__Problem statement__
Starting with the first line of the listing, quote each line exactly until and including the one with "Serif, Times New", leaving pictures out.

···

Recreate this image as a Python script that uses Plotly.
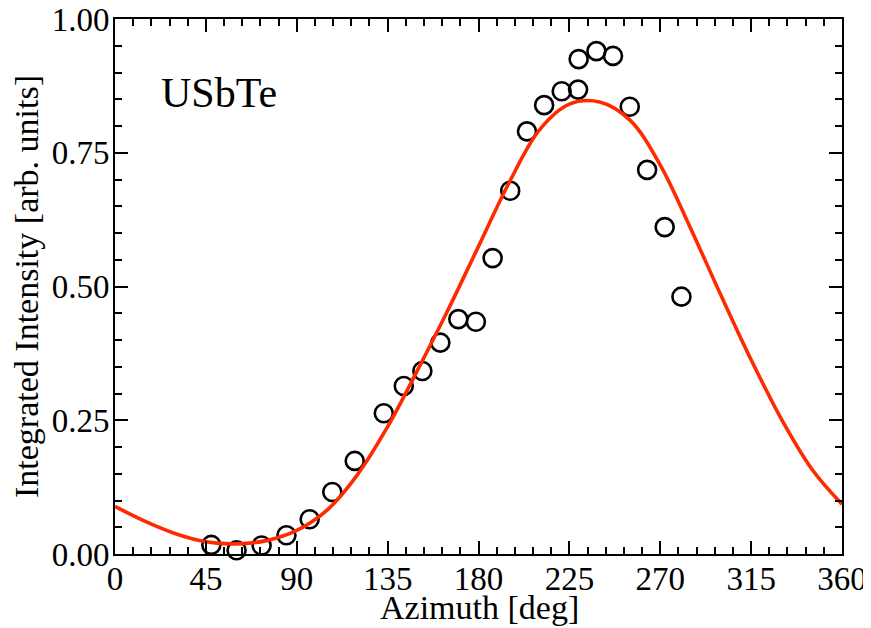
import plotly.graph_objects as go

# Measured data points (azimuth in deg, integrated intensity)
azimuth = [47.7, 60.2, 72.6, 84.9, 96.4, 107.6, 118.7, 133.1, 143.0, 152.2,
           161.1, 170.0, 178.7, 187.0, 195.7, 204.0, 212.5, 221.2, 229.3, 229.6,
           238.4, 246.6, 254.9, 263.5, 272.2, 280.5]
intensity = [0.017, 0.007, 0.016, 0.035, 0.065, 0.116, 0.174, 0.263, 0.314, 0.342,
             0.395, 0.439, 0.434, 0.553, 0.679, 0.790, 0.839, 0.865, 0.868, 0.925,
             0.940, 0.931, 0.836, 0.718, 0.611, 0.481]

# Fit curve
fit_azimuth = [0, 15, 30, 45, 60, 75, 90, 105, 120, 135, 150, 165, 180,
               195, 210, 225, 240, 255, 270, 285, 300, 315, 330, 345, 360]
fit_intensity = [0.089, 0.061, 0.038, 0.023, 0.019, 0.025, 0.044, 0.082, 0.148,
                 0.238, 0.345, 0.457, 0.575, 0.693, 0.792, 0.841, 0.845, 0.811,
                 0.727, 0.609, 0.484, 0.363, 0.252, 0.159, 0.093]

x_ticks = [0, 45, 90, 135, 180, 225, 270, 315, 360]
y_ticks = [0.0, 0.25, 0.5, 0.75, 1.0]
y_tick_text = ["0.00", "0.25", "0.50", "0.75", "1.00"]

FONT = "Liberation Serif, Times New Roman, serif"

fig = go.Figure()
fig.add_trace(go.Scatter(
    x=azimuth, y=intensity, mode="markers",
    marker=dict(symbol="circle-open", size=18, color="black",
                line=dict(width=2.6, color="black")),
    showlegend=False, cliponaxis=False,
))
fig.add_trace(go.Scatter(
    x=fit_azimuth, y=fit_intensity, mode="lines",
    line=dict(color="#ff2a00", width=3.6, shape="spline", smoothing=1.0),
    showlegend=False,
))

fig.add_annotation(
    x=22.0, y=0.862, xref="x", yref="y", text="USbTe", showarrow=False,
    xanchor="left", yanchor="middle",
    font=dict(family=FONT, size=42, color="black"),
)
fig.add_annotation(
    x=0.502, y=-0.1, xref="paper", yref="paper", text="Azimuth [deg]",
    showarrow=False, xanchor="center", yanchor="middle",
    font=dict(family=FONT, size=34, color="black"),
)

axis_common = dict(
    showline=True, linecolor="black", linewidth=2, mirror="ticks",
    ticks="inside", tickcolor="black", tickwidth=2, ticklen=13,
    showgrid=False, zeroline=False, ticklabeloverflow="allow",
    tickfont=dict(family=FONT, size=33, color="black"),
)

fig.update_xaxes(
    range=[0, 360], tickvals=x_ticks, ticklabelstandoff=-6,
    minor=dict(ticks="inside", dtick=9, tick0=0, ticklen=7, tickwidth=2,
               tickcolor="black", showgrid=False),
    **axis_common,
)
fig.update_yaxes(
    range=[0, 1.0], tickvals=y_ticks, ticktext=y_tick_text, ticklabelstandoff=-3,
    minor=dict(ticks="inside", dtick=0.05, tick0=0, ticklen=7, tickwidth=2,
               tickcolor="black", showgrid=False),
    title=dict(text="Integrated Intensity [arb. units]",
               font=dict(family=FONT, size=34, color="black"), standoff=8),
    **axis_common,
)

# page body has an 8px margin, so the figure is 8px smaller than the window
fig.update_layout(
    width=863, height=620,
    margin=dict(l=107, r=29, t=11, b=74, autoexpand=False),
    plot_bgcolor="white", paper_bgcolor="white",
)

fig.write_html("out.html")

···

__Expected output__
Recreate this image as a Python script that uses Plotly.
import plotly.graph_objects as go

# Measured data points (azimuth in deg, integrated intensity)
azimuth = [47.7, 60.2, 72.6, 84.9, 96.4, 107.6, 118.7, 133.1, 143.0, 152.2,
           161.1, 170.0, 178.7, 187.0, 195.7, 204.0, 212.5, 221.2, 229.3, 229.6,
           238.4, 246.6, 254.9, 263.5, 272.2, 280.5]
intensity = [0.017, 0.007, 0.016, 0.035, 0.065, 0.116, 0.174, 0.263, 0.314, 0.342,
             0.395, 0.439, 0.434, 0.553, 0.679, 0.790, 0.839, 0.865, 0.868, 0.925,
             0.940, 0.931, 0.836, 0.718, 0.611, 0.481]

# Fit curve
fit_azimuth = [0, 15, 30, 45, 60, 75, 90, 105, 120, 135, 150, 165, 180,
               195, 210, 225, 240, 255, 270, 285, 300, 315, 330, 345, 360]
fit_intensity = [0.089, 0.061, 0.038, 0.023, 0.019, 0.025, 0.044, 0.082, 0.148,
                 0.238, 0.345, 0.457, 0.575, 0.693, 0.792, 0.841, 0.845, 0.811,
                 0.727, 0.609, 0.484, 0.363, 0.252, 0.159, 0.093]

x_ticks = [0, 45, 90, 135, 180, 225, 270, 315, 360]
y_ticks = [0.0, 0.25, 0.5, 0.75, 1.0]
y_tick_text = ["0.00", "0.25", "0.50", "0.75", "1.00"]

FONT = "Liberation Serif, Times New Roman, serif"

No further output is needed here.